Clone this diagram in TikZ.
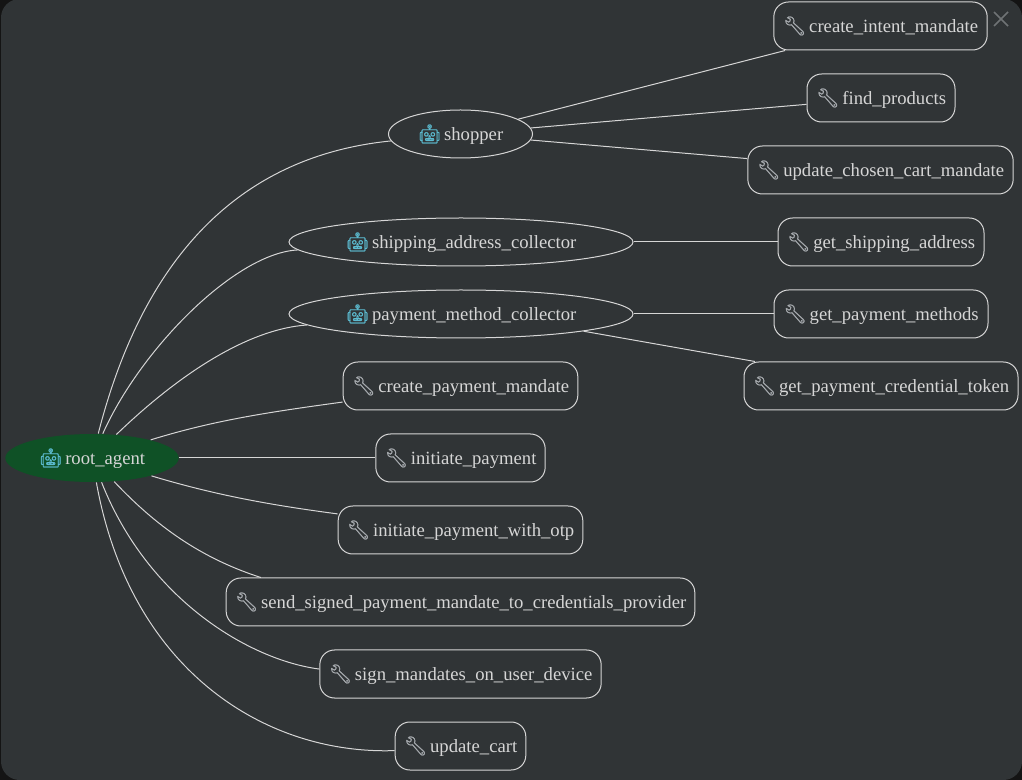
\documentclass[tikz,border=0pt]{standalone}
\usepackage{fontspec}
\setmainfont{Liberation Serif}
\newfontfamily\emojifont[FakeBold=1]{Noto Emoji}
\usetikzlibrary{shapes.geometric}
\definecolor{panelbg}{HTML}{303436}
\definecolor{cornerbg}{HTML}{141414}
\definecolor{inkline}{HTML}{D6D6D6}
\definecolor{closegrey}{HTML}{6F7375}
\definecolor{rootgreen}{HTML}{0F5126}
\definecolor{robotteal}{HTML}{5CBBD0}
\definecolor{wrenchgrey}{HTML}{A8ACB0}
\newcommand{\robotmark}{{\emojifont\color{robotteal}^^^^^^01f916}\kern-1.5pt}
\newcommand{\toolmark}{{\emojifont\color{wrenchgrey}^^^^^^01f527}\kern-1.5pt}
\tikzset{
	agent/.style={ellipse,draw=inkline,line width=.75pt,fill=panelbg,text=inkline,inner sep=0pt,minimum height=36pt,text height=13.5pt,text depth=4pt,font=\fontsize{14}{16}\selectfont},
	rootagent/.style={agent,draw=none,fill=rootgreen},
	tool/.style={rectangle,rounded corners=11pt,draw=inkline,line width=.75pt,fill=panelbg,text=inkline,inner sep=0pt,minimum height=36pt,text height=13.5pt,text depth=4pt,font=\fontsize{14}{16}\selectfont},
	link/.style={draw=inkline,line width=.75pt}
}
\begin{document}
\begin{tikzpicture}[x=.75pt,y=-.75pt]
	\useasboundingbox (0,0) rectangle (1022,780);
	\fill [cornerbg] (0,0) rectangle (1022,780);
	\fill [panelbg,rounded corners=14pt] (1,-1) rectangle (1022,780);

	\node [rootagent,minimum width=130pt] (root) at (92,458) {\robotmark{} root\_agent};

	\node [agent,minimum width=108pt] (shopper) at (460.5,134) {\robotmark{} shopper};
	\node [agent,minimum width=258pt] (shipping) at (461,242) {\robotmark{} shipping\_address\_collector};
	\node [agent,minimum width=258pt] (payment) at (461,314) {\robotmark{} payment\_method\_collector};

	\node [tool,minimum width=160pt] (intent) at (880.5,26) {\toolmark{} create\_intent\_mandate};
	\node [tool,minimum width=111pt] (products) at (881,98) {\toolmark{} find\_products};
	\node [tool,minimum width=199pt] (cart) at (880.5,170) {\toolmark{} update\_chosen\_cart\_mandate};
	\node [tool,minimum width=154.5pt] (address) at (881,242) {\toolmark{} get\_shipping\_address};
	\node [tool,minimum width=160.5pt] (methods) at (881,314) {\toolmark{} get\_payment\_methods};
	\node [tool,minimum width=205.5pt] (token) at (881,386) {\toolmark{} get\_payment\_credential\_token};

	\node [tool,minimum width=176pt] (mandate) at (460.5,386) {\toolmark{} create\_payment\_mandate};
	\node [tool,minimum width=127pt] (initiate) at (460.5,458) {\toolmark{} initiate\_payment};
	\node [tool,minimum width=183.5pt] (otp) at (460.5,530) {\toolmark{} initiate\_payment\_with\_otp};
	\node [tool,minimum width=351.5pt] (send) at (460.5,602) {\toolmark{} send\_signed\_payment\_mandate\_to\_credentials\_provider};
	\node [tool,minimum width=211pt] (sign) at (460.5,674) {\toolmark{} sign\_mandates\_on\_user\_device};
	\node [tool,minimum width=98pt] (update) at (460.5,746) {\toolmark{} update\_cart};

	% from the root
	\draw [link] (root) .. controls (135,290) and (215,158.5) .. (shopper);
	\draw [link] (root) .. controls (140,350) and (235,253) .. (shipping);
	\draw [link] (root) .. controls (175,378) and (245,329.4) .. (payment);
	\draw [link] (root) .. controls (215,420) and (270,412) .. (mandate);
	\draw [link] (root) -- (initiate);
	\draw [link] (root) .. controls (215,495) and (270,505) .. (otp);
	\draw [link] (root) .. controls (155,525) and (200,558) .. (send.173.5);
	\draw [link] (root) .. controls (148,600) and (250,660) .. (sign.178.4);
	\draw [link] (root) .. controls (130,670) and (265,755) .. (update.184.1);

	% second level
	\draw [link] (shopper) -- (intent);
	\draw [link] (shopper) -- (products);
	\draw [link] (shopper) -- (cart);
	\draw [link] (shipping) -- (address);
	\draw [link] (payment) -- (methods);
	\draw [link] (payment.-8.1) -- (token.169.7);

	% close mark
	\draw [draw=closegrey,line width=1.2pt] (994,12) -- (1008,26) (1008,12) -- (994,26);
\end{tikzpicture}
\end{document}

· · ·

▸ Task description: Every line of text is to be repeated exactly; pictures are left out.

▸ Reply:
Clone this diagram in TikZ.
\documentclass[tikz,border=0pt]{standalone}
\usepackage{fontspec}
\setmainfont{Liberation Serif}
\newfontfamily\emojifont[FakeBold=1]{Noto Emoji}
\usetikzlibrary{shapes.geometric}
\definecolor{panelbg}{HTML}{303436}
\definecolor{cornerbg}{HTML}{141414}
\definecolor{inkline}{HTML}{D6D6D6}
\definecolor{closegrey}{HTML}{6F7375}
\definecolor{rootgreen}{HTML}{0F5126}
\definecolor{robotteal}{HTML}{5CBBD0}
\definecolor{wrenchgrey}{HTML}{A8ACB0}
\newcommand{\robotmark}{{\emojifont\color{robotteal}^^^^^^01f916}\kern-1.5pt}
\newcommand{\toolmark}{{\emojifont\color{wrenchgrey}^^^^^^01f527}\kern-1.5pt}
\tikzset{
	agent/.style={ellipse,draw=inkline,line width=.75pt,fill=panelbg,text=inkline,inner sep=0pt,minimum height=36pt,text height=13.5pt,text depth=4pt,font=\fontsize{14}{16}\selectfont},
	rootagent/.style={agent,draw=none,fill=rootgreen},
	tool/.style={rectangle,rounded corners=11pt,draw=inkline,line width=.75pt,fill=panelbg,text=inkline,inner sep=0pt,minimum height=36pt,text height=13.5pt,text depth=4pt,font=\fontsize{14}{16}\selectfont},
	link/.style={draw=inkline,line width=.75pt}
}
\begin{document}
\begin{tikzpicture}[x=.75pt,y=-.75pt]
	\useasboundingbox (0,0) rectangle (1022,780);
	\fill [cornerbg] (0,0) rectangle (1022,780);
	\fill [panelbg,rounded corners=14pt] (1,-1) rectangle (1022,780);

	\node [rootagent,minimum width=130pt] (root) at (92,458) {\robotmark{} root\_agent};

	\node [agent,minimum width=108pt] (shopper) at (460.5,134) {\robotmark{} shopper};
	\node [agent,minimum width=258pt] (shipping) at (461,242) {\robotmark{} shipping\_address\_collector};
	\node [agent,minimum width=258pt] (payment) at (461,314) {\robotmark{} payment\_method\_collector};

	\node [tool,minimum width=160pt] (intent) at (880.5,26) {\toolmark{} create\_intent\_mandate};
	\node [tool,minimum width=111pt] (products) at (881,98) {\toolmark{} find\_products};
	\node [tool,minimum width=199pt] (cart) at (880.5,170) {\toolmark{} update\_chosen\_cart\_mandate};
	\node [tool,minimum width=154.5pt] (address) at (881,242) {\toolmark{} get\_shipping\_address};
	\node [tool,minimum width=160.5pt] (methods) at (881,314) {\toolmark{} get\_payment\_methods};
	\node [tool,minimum width=205.5pt] (token) at (881,386) {\toolmark{} get\_payment\_credential\_token};

	\node [tool,minimum width=176pt] (mandate) at (460.5,386) {\toolmark{} create\_payment\_mandate};
	\node [tool,minimum width=127pt] (initiate) at (460.5,458) {\toolmark{} initiate\_payment};
	\node [tool,minimum width=183.5pt] (otp) at (460.5,530) {\toolmark{} initiate\_payment\_with\_otp};
	\node [tool,minimum width=351.5pt] (send) at (460.5,602) {\toolmark{} send\_signed\_payment\_mandate\_to\_credentials\_provider};
	\node [tool,minimum width=211pt] (sign) at (460.5,674) {\toolmark{} sign\_mandates\_on\_user\_device};
	\node [tool,minimum width=98pt] (update) at (460.5,746) {\toolmark{} update\_cart};

	% from the root
	\draw [link] (root) .. controls (135,290) and (215,158.5) .. (shopper);
	\draw [link] (root) .. controls (140,350) and (235,253) .. (shipping);
	\draw [link] (root) .. controls (175,378) and (245,329.4) .. (payment);
	\draw [link] (root) .. controls (215,420) and (270,412) .. (mandate);
	\draw [link] (root) -- (initiate);
	\draw [link] (root) .. controls (215,495) and (270,505) .. (otp);
	\draw [link] (root) .. controls (155,525) and (200,558) .. (send.173.5);
	\draw [link] (root) .. controls (148,600) and (250,660) .. (sign.178.4);
	\draw [link] (root) .. controls (130,670) and (265,755) .. (update.184.1);

	% second level
	\draw [link] (shopper) -- (intent);
	\draw [link] (shopper) -- (products);
	\draw [link] (shopper) -- (cart);
	\draw [link] (shipping) -- (address);
	\draw [link] (payment) -- (methods);
	\draw [link] (payment.-8.1) -- (token.169.7);

	% close mark
	\draw [draw=closegrey,line width=1.2pt] (994,12) -- (1008,26) (1008,12) -- (994,26);
\end{tikzpicture}
\end{document}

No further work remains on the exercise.